Who will make the decisions? Who will benefit? Are our deficits of democracy and justice at the root of the crisis we face? Can we have peace with the Earth unless we create justice for each other? Will this next green revolution simply perpetuate the concentration of wealth and the distribution of poverty?

The underlying question many of us in The 11th Hour are really asking is this: If you're in a car speeding 100 miles per hour straight for the edge of a cliff, does slowing down to 55 address the problem?

Will we change directions? That's the kicker. We already have "state-of-the-shelf" solutions to perhaps 90 percent of the problems we face. The core issues are not technical but political. Will we as a society mobilize to confront the deepest truth that the environmental crisis is a human crisis? A crisis of consciousness has deluded us to somehow believe we are separate from nature, immune to natural principles. When a reporter asked me at one of the movie press conferences whether this new wave of environmentalism is just a "fad," I responded that, from nature's point of view, unless we start adopting nature's operating instructions, humanity might turn out to be the fad.

Reality is consensual, and in many ways we face a crisis of education. Every year the National Association of Environmental Educators conducts a routine survey with the American public. Out of 10 questions, the average score is 2.2 correct answers. Random guessing would produce 2.5 right answers. Add to that the fact that as Americans we get 90 percent of our "environmental education" through the media. That's why a film like The 11th Hour or Inconvenient Truth is so immeasurably important.
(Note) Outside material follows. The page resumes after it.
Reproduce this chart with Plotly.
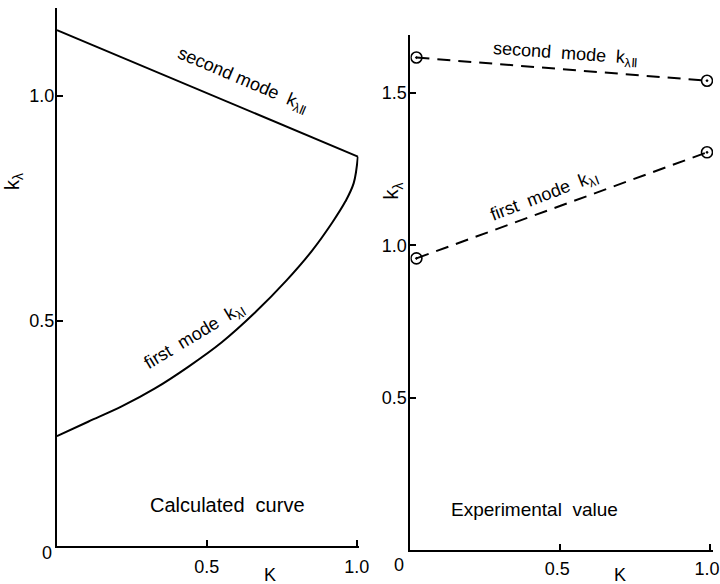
import plotly.graph_objects as go

# Left panel: calculated curves
calc_first_K = [0.0, 0.104, 0.216, 0.327, 0.438, 0.549, 0.66, 0.766, 0.85, 0.918, 0.962, 0.99, 1.004]
calc_first_k = [0.244, 0.276, 0.31, 0.350, 0.398, 0.452, 0.518, 0.59, 0.655, 0.718, 0.765, 0.806, 0.865]
calc_second_K = [0.0, 1.004]
calc_second_k = [1.146, 0.865]

# Right panel: experimental values
exp_K = [0.02, 0.99]
exp_first_k = [0.957, 1.305]
exp_second_k = [1.616, 1.54]

left_yticks = [0.5, 1.0]
right_yticks = [0.5, 1.0, 1.5]
xticks = [0.5, 1.0]

FONT = "Liberation Sans"
W, H = 720, 584          # reference frame used for positioning
W_PAGE = 730             # rendered width (capture is slightly narrowed horizontally)

fig = go.Figure()
fig.add_trace(go.Scatter(x=calc_second_K, y=calc_second_k, mode="lines",
                         line=dict(color="black", width=2), xaxis="x", yaxis="y"))
fig.add_trace(go.Scatter(x=calc_first_K, y=calc_first_k, mode="lines",
                         line=dict(color="black", width=2, shape="spline", smoothing=1.0),
                         xaxis="x", yaxis="y"))
for ys in (exp_second_k, exp_first_k):
    fig.add_trace(go.Scatter(x=exp_K, y=ys, mode="lines+markers",
                             line=dict(color="black", width=2, dash="13px,8px"),
                             marker=dict(symbol="circle-open-dot", size=11, color="black",
                                         line=dict(width=1.6, color="black")),
                             xaxis="x2", yaxis="y2"))

axis_common = dict(showline=True, linecolor="black", linewidth=2, ticks="inside",
                   ticklen=6, tickwidth=2, tickcolor="black", showgrid=False,
                   zeroline=False, tickfont=dict(family=FONT, size=18, color="black"))

fig.update_layout(
    width=W_PAGE, height=H, margin=dict(l=0, r=0, t=0, b=0),
    paper_bgcolor="white", plot_bgcolor="white", showlegend=False,
    xaxis=dict(domain=[57 / W, 359 / W], range=[0, 1.006], tickvals=xticks,
               ticktext=["0.5", "1.0"], ticklabelstandoff=3, **axis_common),
    yaxis=dict(domain=[(H - 546) / H, (H - 8) / H], range=[0, 1.195],
               tickvals=left_yticks, ticktext=["0.5", "1.0"], ticklabelstandoff=-3,
               **axis_common),
    xaxis2=dict(domain=[411 / W, 714 / W], range=[0, 1.01], tickvals=xticks,
                ticktext=["0.5", "1.0"], ticklabelstandoff=1, ticklabelshift=-3,
                anchor="y2", **axis_common),
    yaxis2=dict(domain=[(H - 550) / H, (H - 35) / H], range=[0, 1.69],
                tickvals=right_yticks, ticktext=["0.5", "1.0", "1.5"], anchor="x2",
                ticklabelstandoff=-2, **axis_common),
)

def ann(text, x, y, angle=0, size=19):
    fig.add_annotation(text=text, x=x / W, y=1 - y / H, xref="paper", yref="paper",
                       xanchor="center", yanchor="middle",
                       showarrow=False, textangle=angle,
                       font=dict(family=FONT, size=size, color="black"))

ann("0", 47, 553, size=18)
ann("0", 400, 565, size=18)
ann("K", 270, 575, size=18)
ann("K", 621, 575, size=18)
ann("k<sub>λ</sub>", 13, 181, angle=-90, size=20)
ann("k<sub>λ</sub>", 393, 191, angle=-90, size=20)
ann("second mode  k<sub>λⅡ</sub>", 243, 80, angle=23, size=18)
ann("first  mode  k<sub>λⅠ</sub>", 195, 336, angle=-31, size=18)
ann("second  mode  k<sub>λⅡ</sub>", 566, 54, angle=4, size=18)
ann("first  mode  k<sub>λⅠ</sub>", 545, 197, angle=-21, size=18)
ann("Calculated  curve", 228, 505, size=20)
ann("Experimental  value", 535, 509, size=19)

fig.write_html(
    "out.html",
    config={"displayModeBar": False},
    post_script=(
        "document.documentElement.style.margin='0';"
        "document.documentElement.style.overflow='hidden';"
        "document.body.style.margin='0';document.body.style.overflow='hidden';"
        "Plotly.relayout(document.getElementById('{plot_id}'), {width: 730, height: 584});"
    ),
)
See the film. Tell all your friends and everyone you can reach to go. The next few weeks of box office will be decisive as to whether the movie gets wider release. As the futurist H.G. Wells said over a century ago, "We are in a race between education and catastrophe."

I hope The 11th Hour marks the crossroads where humanity finally made the choice to travel in another direction. It may be the moment the climate changed and we changed with it.

(In the interests of full disclosure, I became personally involved in The 11th Hour about three years ago as a central advisor. Over half the "experts" in the movie, myself included, came through the Bioneers Conference and organization that I founded and co-direct. The DiCaprio Foundation has made grants to Bioneers for the past three years.)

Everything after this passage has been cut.